GOAL OF THE EXERCISE
Starting at the first line of the listing below, retype each line up to and including the one that contains "d.value != null);". Leave pictures out.

INPUT ROWS
■ ■ ■ ■

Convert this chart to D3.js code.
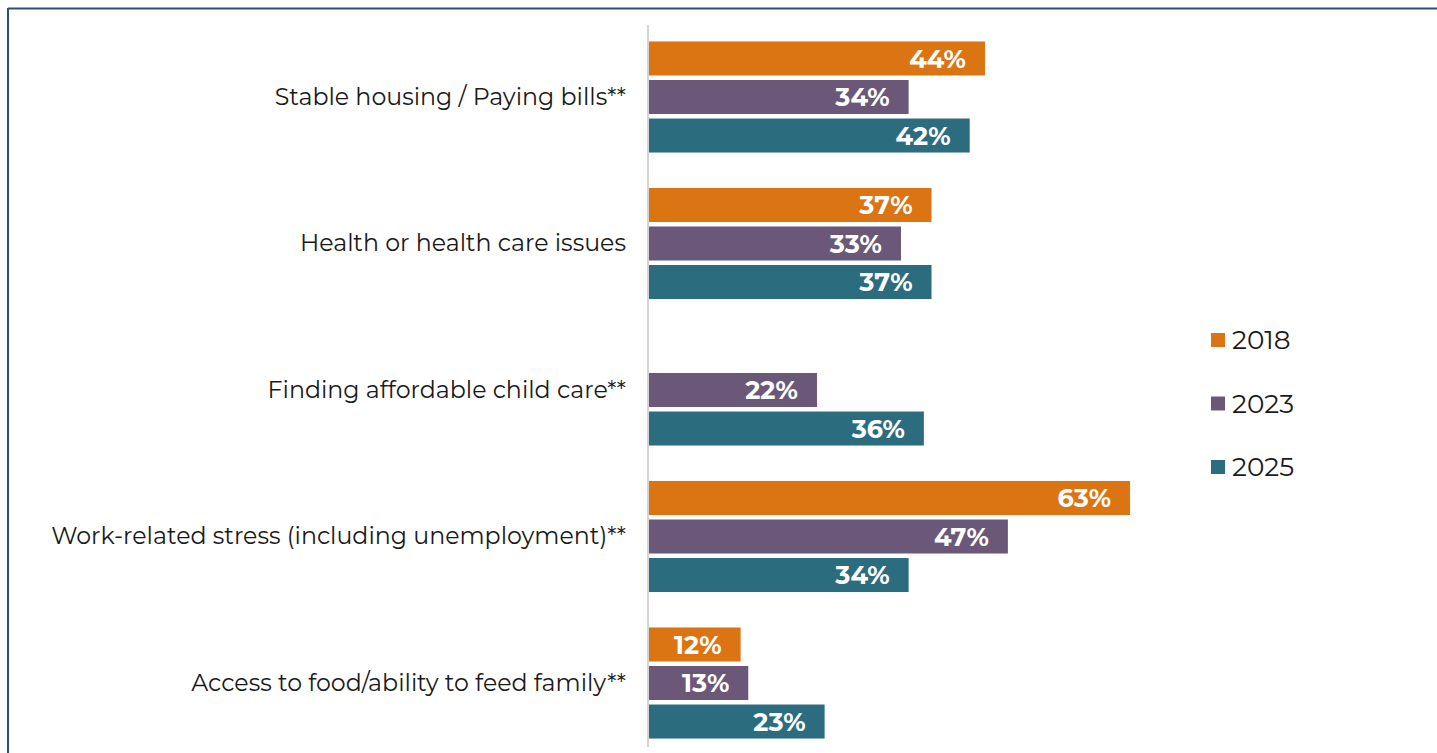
<!DOCTYPE html>
<html>
<head>
<meta charset="utf-8">
<script src="https://cdn.jsdelivr.net/npm/d3@7"></script>
<style>
  html, body { margin: 0; padding: 0; background: #fff; }
  svg { display: block; }
</style>
</head>
<body>
<svg id="chart" width="1437" height="753"></svg>
<script>
// Survey categories, top to bottom
const categories = [
  "Stable housing / Paying bills**",
  "Health or health care issues",
  "Finding affordable child care**",
  "Work-related stress (including unemployment)**",
  "Access to food/ability to feed family**"
];
const years = ["2018", "2023", "2025"];
// Percent of respondents, one array per year (null = not asked)
const values2018 = [44, 37, null, 63, 12];
const values2023 = [34, 33, 22, 47, 13];
const values2025 = [42, 37, 36, 34, 23];
const colors = ["#DB7412", "#6B5878", "#2C6C7F"];

const seriesByYear = [values2018, values2023, values2025];
const rows = categories.flatMap((c, i) =>
  years.map((yr, j) => ({ category: c, year: yr, value: seriesByYear[j][i] }))
).filter(d => d.value != null);

const svg = d3.select("#chart");
const labelFont = "Montserrat, 'DejaVu Sans', sans-serif";

// frame
svg.append("line").attr("x1", 8).attr("x2", 1437).attr("y1", 8.5).attr("y2", 8.5)
  .attr("stroke", "#2F4F78").attr("stroke-width", 2);
svg.append("line").attr("x1", 8).attr("x2", 8).attr("y1", 8).attr("y2", 753)
  .attr("stroke", "#2F4F78").attr("stroke-width", 2);

const x = d3.scaleLinear().domain([0, 70]).range([649, 649 + 534.5]);
const y0 = d3.scaleBand().domain(categories).range([23.75, 756.25]);
const y1 = d3.scaleBand().domain(years).range([0, y0.bandwidth()])
  .paddingInner(0.117).paddingOuter(0.46);
const color = d3.scaleOrdinal().domain(years).range(colors);

// bars
const g = svg.append("g");
g.selectAll("rect").data(rows).join("rect")
  .attr("x", x(0))
  .attr("y", d => y0(d.category) + y1(d.year))
  .attr("width", d => x(d.value) - x(0))
  .attr("height", y1.bandwidth())
  .attr("fill", d => color(d.year));

// value labels
g.selectAll("text.val").data(rows).join("text")
  .attr("class", "val")
  .attr("x", d => x(d.value) - 19)
  .attr("y", d => y0(d.category) + y1(d.year) + y1.bandwidth() / 2)
  .attr("dy", "0.36em")
  .attr("text-anchor", "end")
  .attr("fill", "#fff")
  .attr("font-family", labelFont)
  .attr("font-weight", 700)
  .attr("font-size", 25.5)
  .text(d => d.value + "%");

// category axis
const axis = d3.axisLeft(y0).tickSize(0).tickPadding(22);
const ax = svg.append("g").attr("transform", `translate(${x(0) - 1},0)`).call(axis);
ax.select(".domain").remove();
ax.append("line").attr("x1", 0).attr("x2", 0).attr("y1", 25).attr("y2", 747)
  .attr("stroke", "#D4D4D4").attr("stroke-width", 2);
ax.selectAll(".tick text")
  .attr("font-family", labelFont)
  .attr("font-size", 23.7)
  .attr("fill", "#1a1a1a");

// legend
const legend = svg.append("g").attr("transform", "translate(1211,340)");
const li = legend.selectAll("g").data(years).join("g")
  .attr("transform", (d, i) => `translate(0,${i * 63.5})`);
li.append("rect").attr("x", 0).attr("y", -7).attr("width", 14).attr("height", 14)
  .attr("fill", d => color(d));
li.append("text").attr("x", 21).attr("dy", "0.36em")
  .attr("font-family", labelFont).attr("font-size", 26.3).attr("fill", "#1a1a1a")
  .text(d => d);
</script>
</body>
</html>
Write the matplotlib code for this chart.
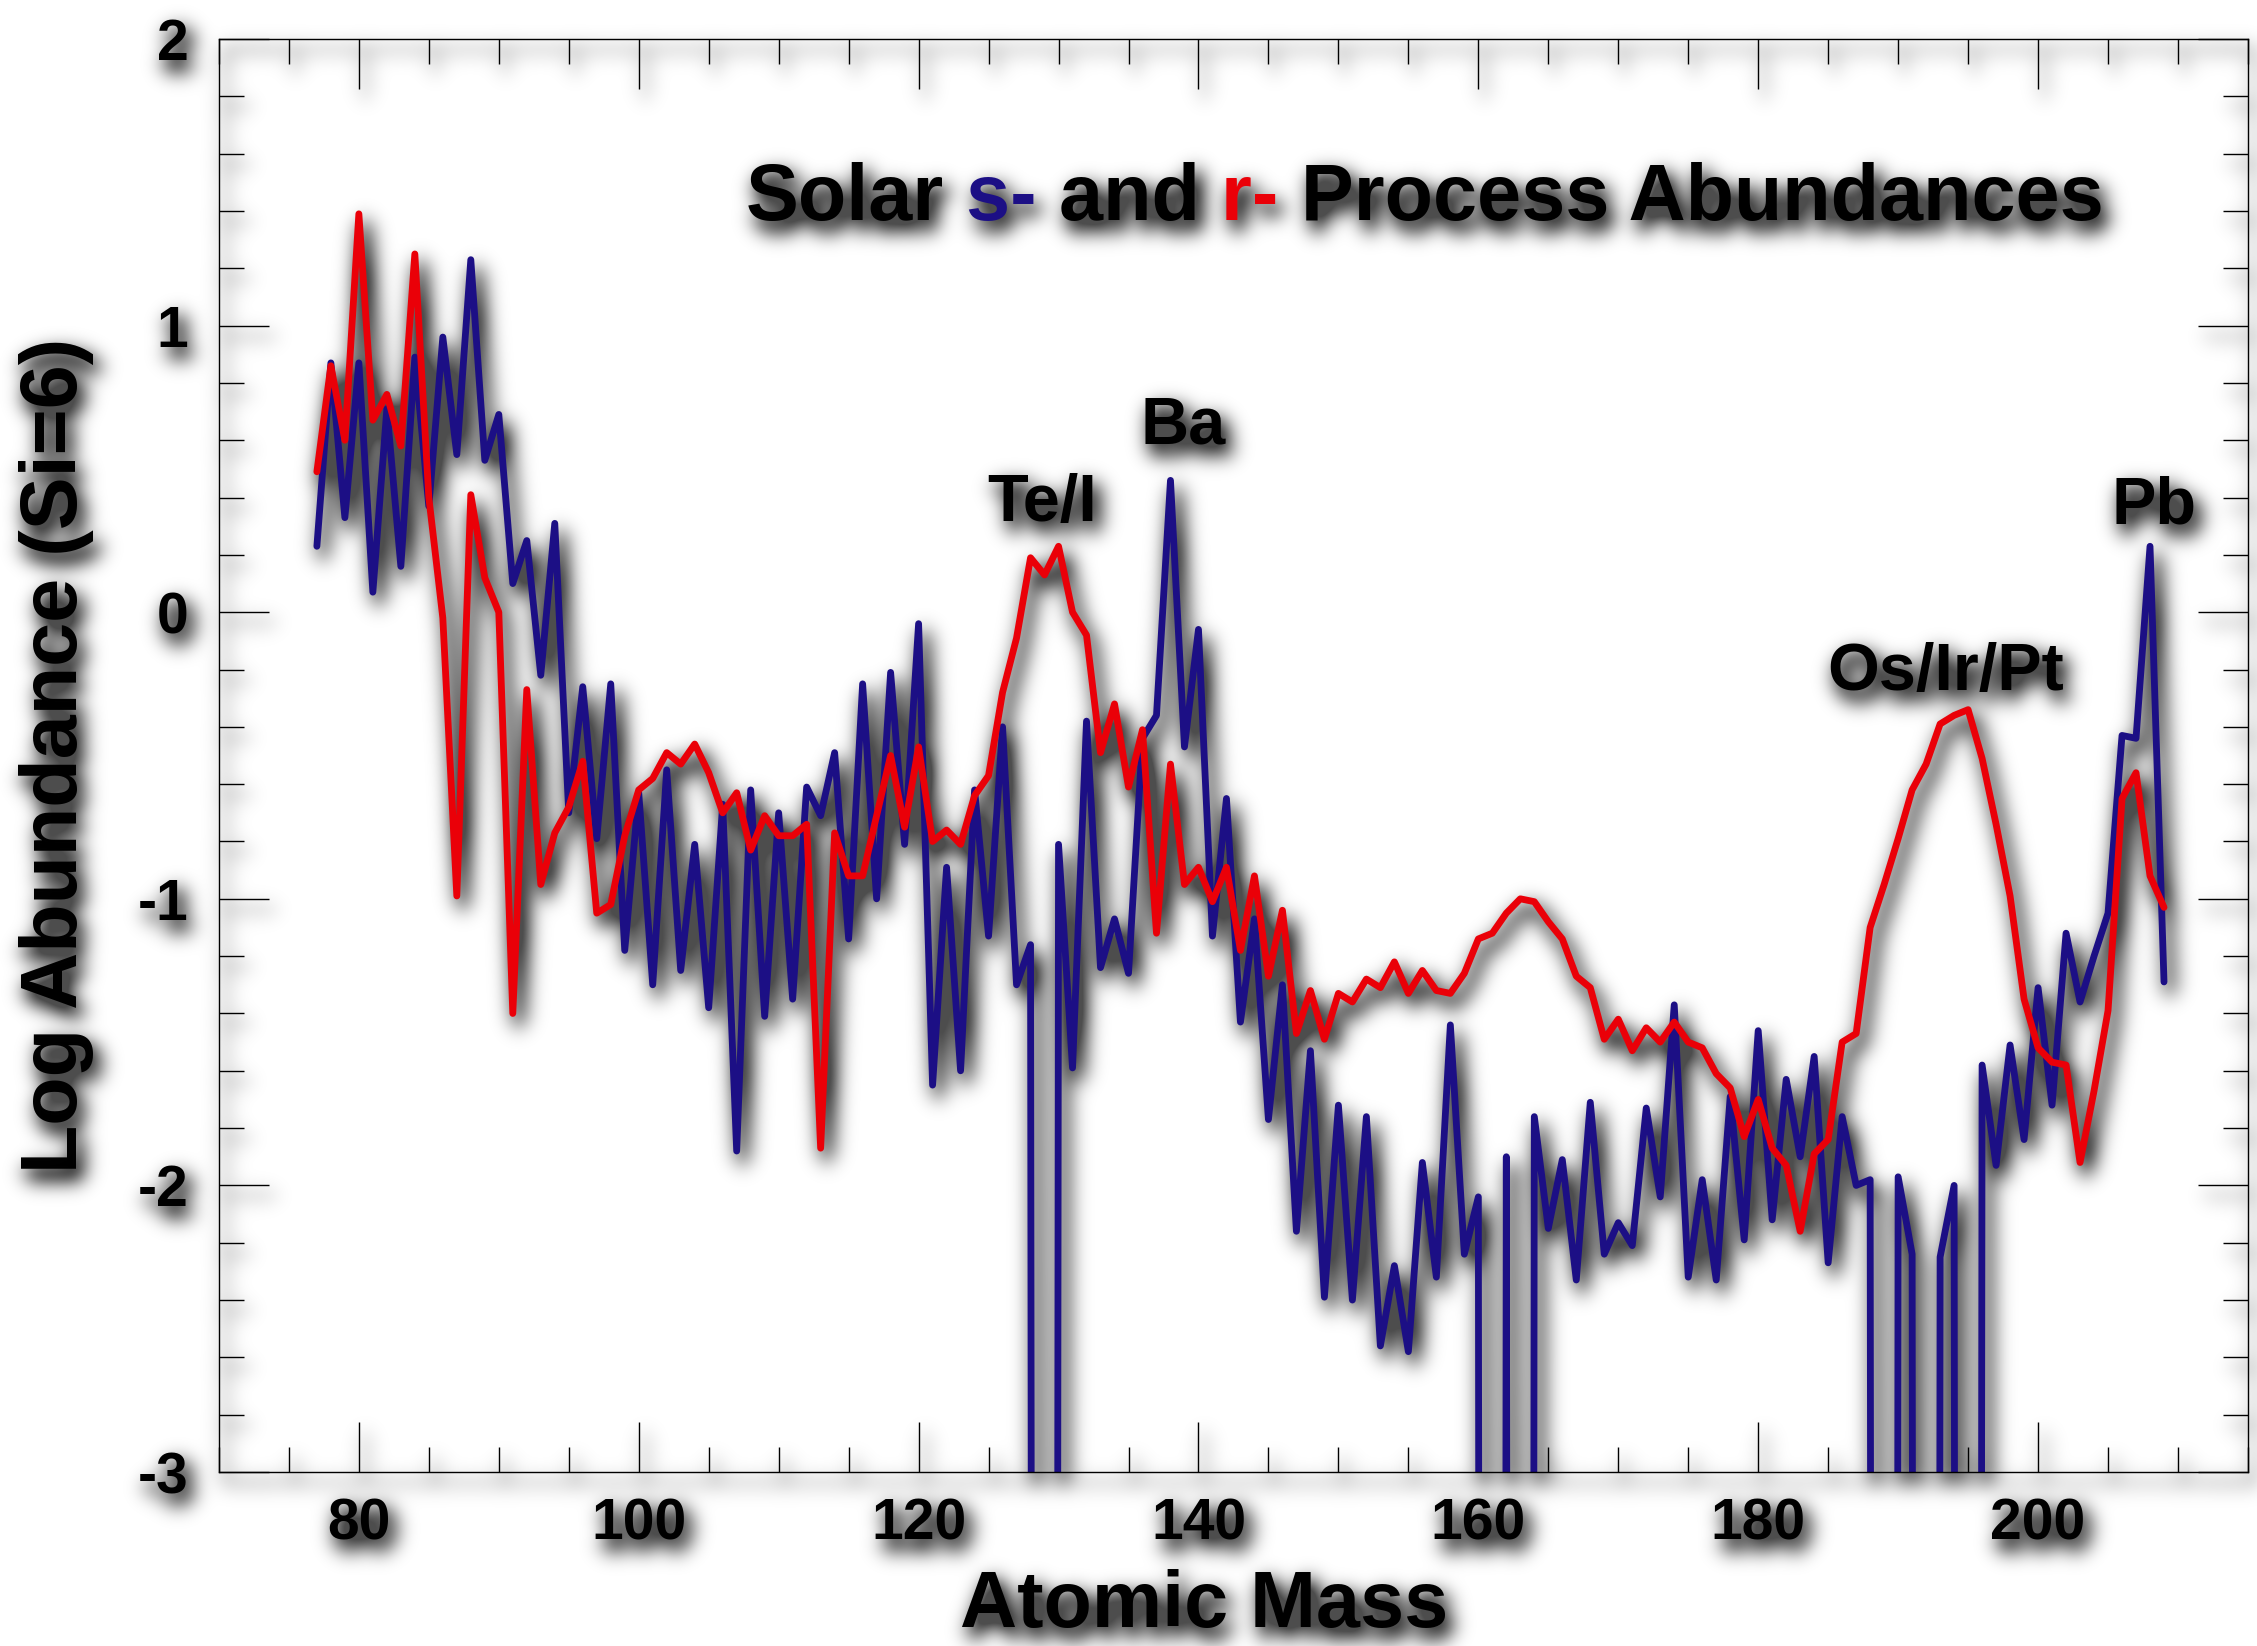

■ ■ ■ ■

CORRECT RESULT
Convert this chart to D3.js code.
<!DOCTYPE html>
<html>
<head>
<meta charset="utf-8">
<script src="https://cdn.jsdelivr.net/npm/d3@7"></script>
<style>
  html, body { margin: 0; padding: 0; background: #fff; }
  svg { display: block; }
</style>
</head>
<body>
<svg id="chart" width="1437" height="753"></svg>
<script>
// Survey categories, top to bottom
const categories = [
  "Stable housing / Paying bills**",
  "Health or health care issues",
  "Finding affordable child care**",
  "Work-related stress (including unemployment)**",
  "Access to food/ability to feed family**"
];
const years = ["2018", "2023", "2025"];
// Percent of respondents, one array per year (null = not asked)
const values2018 = [44, 37, null, 63, 12];
const values2023 = [34, 33, 22, 47, 13];
const values2025 = [42, 37, 36, 34, 23];
const colors = ["#DB7412", "#6B5878", "#2C6C7F"];

const seriesByYear = [values2018, values2023, values2025];
const rows = categories.flatMap((c, i) =>
  years.map((yr, j) => ({ category: c, year: yr, value: seriesByYear[j][i] }))
).filter(d => d.value != null);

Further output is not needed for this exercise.